The bar-bell strategy is, on one side, fairly stable income, this is real estate for me, or it could be some other boring cash-flowing business. And on the other side is a startup, the SaaS, or whatever other highly scalable, but very prone to randomness, business you want to take big risk on.

Daniel Vassallo, who also quit big tech to try and fend for himself, speaks about this in terms of Small Bets.

For Daniel, that more stable normal distribution income stream is his freelance work. For me, it's real-estate, but there are others.

Another way to gain leverage over a high salary before quitting a tech job is to buy a boring business.

There are people on Twitter teaching how to buy other cash flowing businesses like laundromats with debt; I learned a ton from @Codie_Sanchez

Another great one I learned many things about cash-flowing businesses from is @sweatystartup, Nick Huber.

He buys storage facilities but also keeps an eye out for all sorts of cash-flowing businesses. If you are about to quit tech to try and start something and want to de-risk things for yourself and your family, you should follow and learn from these people.

Back to my Debt.

Although there are many types of cash-flowing business, real-estate is the easiest to get into.

Real estate is the easiest type of income to set up on a W2 job because banks won't question income from a W2 job if you've had it for at least two years. They'll loan the max amount for mortgages your salary can support. Even with 3.5% down, they'll allow 49% of your W2 to go to mortgages. There is no limit to how many mortgages you can take either, as long as your W2 income can support it.

The advantages of real estate are numerous in the US. Tax breaks, building equity monthly, living free, etc.

When you have business debt, and especially real-estate debt, you get to write off all of that income, and it can spill over and help you write off other income from other sources. Real-estate also depreciates according to the tax code, which is another big write off, but according to reality it appreciates nearly every day. This is because the tax system views people providing housing to people very favorably. There are a lot of breaks in the tax code for this, too many to list here.

Also, the risk is lower than any other type of business with real-estate because the mortgages are government-backed and to understand why you need to understand the American Mortgage.

This can all get tricky; you can go down the rabbit hole and try to understand House Hacking; that's a term you can look up if you want to understand more. There are entire communities on this like BiggerPockets.
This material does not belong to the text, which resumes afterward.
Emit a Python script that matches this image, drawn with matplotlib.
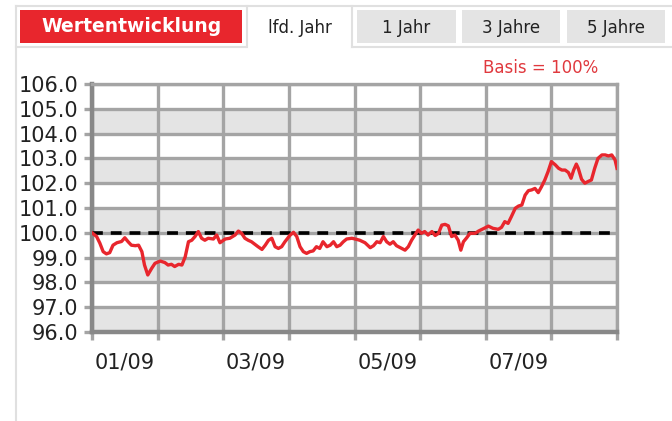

I went down that rabbit hole for a bit, but these days I don't worry or need any of that; these homes are incredibly simple to manage. I bought in great areas with great schools where the rents are very high; my tenants make more money than me, the risk they won't pay is very low because they have more to lose than me.

Then there is the question of maintenance, which we had a recent flood from Ida damage large parts of New York. Insurance covered all of the damage; someone came did all the repairs.

For small repairs, the small amount of money I make over the mortgage is more than enough to cover them, and I use the same guy all of the time; I found him on Google.

I chose to do long-term rentals because I wanted to focus my time on building something big and not managing real-estate. I could have bought Airbnb's and probably made a lot more money, but I would've traded off a lot of my time.

Most people leaving to do their own thing from a high-paying tech job will lose their ability to borrow money the moment they hand in their badge.

That is me handing quitting and handing in my badge to my first hire Nelson.

My hope with all this transparency is that it helps people. I also know that this is not very popular in tech circles but my hope is to make it a little more popular.